1988, 345 p
I hadn’t heard of this book at all, although I’ve read several of Janette Turner Hospital’s books previously (see here and here for reviews). It was written in 1988 which is, after all, quite some time ago, and was included in the New York Times Book Review‘s fifty most notable novels of 1988. It was long-listed for the Booker Prize, and shortlisted for the Miles Franklin, the Banjo and the Adelaide Festival National Fiction Awards.
Stripped back to its bare bones, it’s the story of a rather lecherous Canadian university lecturer in physics, Koenig, who embarks on a relationship with a young student who, between bouts of frantic and sweaty lovemaking, regales him with stories of her search for her father and her unconventional mother. The stories distract Koenig from his own woes about his wife’s breakdown, the end of his marriage and his son’s conversion to the Moonies.
That’s the simple version. It’s also a riff on Scheharazade, story-telling and truth. It’s all a bit contrived: we have the rather twee twist on ‘Charade’ as the young student’s name. Add to this some rather laboured complications of physics and the uncertainty principle. Hence we have Bea, her mother, or ‘B’ (as in the B-narrative) and Kay, her ‘aunt’ (as in K, the symbol for constant value in physics), Nicholas Truman (true-man) and the mysterious Verity.

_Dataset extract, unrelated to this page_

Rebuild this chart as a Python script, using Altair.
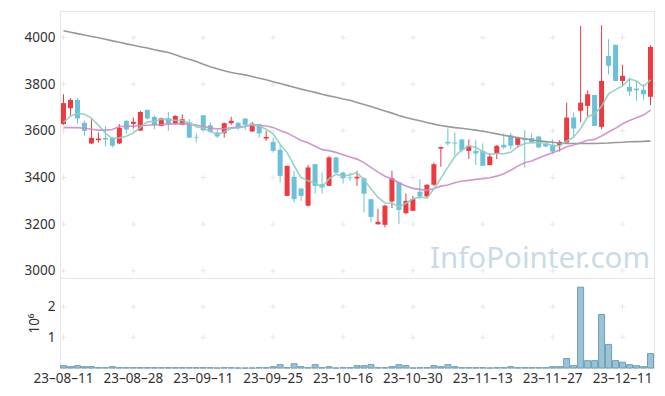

It’s not an easy book, and I very nearly abandoned it after Part I. But just at that point, either it improved or I succumbed to it, and I’m glad that I did. As a reader, you have to tolerate leaps between the frame story and flashbacks, and to have one story immediately contradicted by an alternate story. At this point, you just have to hold on and trust Turner Hospital that she’s going to hold it all together- and she does, largely.

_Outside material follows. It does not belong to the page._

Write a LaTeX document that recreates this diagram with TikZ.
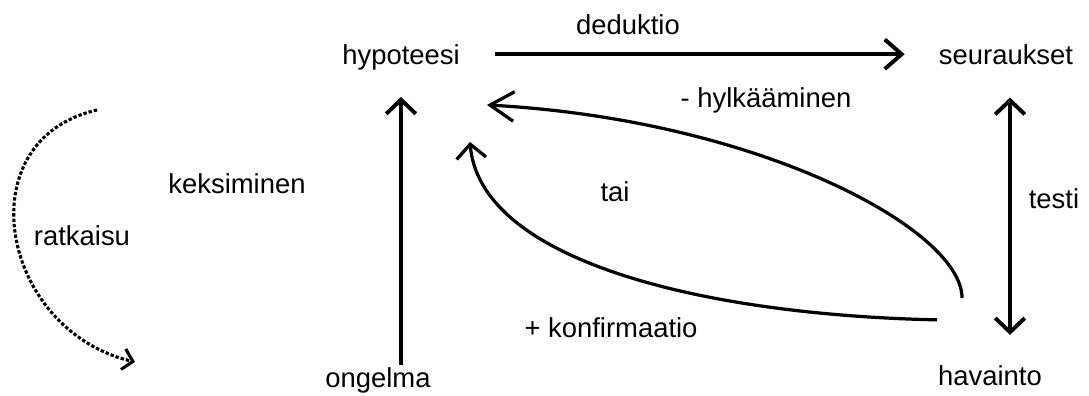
\documentclass[tikz,border=0pt]{standalone}
\usepackage{fontspec}
\setmainfont{Liberation Sans}
\usetikzlibrary{arrows.meta,positioning}

\begin{document}
\begin{tikzpicture}[
    x=0.025cm, y=-0.025cm,
    >={Straight Barb[length=10pt,width=21pt]},
    term/.style={font=\fontsize{19.5}{23}\selectfont, inner sep=0pt, anchor=base},
    arr/.style={->, line width=2.8pt},
    curv/.style={->, line width=2.3pt},
    dotarc/.style={-{Straight Barb[length=7pt,width=15pt]}, line width=2.2pt, dash pattern=on 2.4pt off 1.4pt},
]
    \useasboundingbox (0,0) rectangle (1089,395);
    % Terms
    \node[term] (hyp) at (401,64) {hypoteesi};
    \node[term] (seur) at (1006,64) {seuraukset};
    \node[term] (ong) at (378,387) {ongelma};
    \node[term] (hav) at (990,385) {havainto};
    % Labels
    \node[term] (ded) at (628,34) {deduktio};
    \node[term] (hylk) at (766,107) {- hylkääminen};
    \node[term] (keks) at (237,193) {keksiminen};
    \node[term] (tai) at (615,201) {tai};
    \node[term] (testi) at (1054,208) {testi};
    \node[term] (ratk) at (82,245) {ratkaisu};
    \node[term] (konf) at (611,337) {+ konfirmaatio};
    % Straight arrows
    \draw[arr, -{Straight Barb[length=12pt,width=21pt]}, shorten <=0.875cm, shorten >=0.85cm]
        (hyp.east |- seur.west) -- (seur.west);
    \draw[arr, shorten <=0.05cm, shorten >=0.675cm] (ong.north -| hyp.south) -- (hyp.south);
    \draw[arr, <->, shorten <=0.825cm, shorten >=0.75cm]
        ([xshift=0.1cm]seur.south) -- ([xshift=0.5cm]hav.north);
    % Curved arrows
    \coordinate (rejA) at ([shift={(-28,-67)}]hav.north);
    \coordinate (rejB) at ([shift={(27,35)}]hyp.south east);
    \draw[curv, -{Straight Barb[length=17pt,width=21pt]}] (rejA) .. controls +(0,-68) and +(273,15) .. (rejB);
    \coordinate (confA) at ([shift={(-53,-45)}]hav.north);
    \coordinate (confB) at ([shift={(69,72)}]hyp.south);
    \draw[curv] (confA) .. controls +(-237,-5) and +(10,118) .. (confB);
    % Solution arc
    \coordinate (solA) at (97,110);
    \coordinate (solB) at (135,362);
    \draw[dotarc] (solA) .. controls (-35,140) and (0,330) .. (solB);
\end{tikzpicture}
\end{document}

I could have done without all the physics, which nearly tipped me over the edge. There are elements of this book that she repeats in later work (looking for lost parents; mobility and dislocation; the Queensland setting; bohemianism etc) and I think that she has become more refined and controlled in her writing over the decades. But the book is worth persevering with, and is a satisfying read as you reach the end. The word ‘virtuoso’ is often used to describe her work and it’s apposite: she flies high and takes risks. It’s exhilarating, but not comfortable.
Posted to the Australian Women Writers challenge site as surely my final contribution for the year!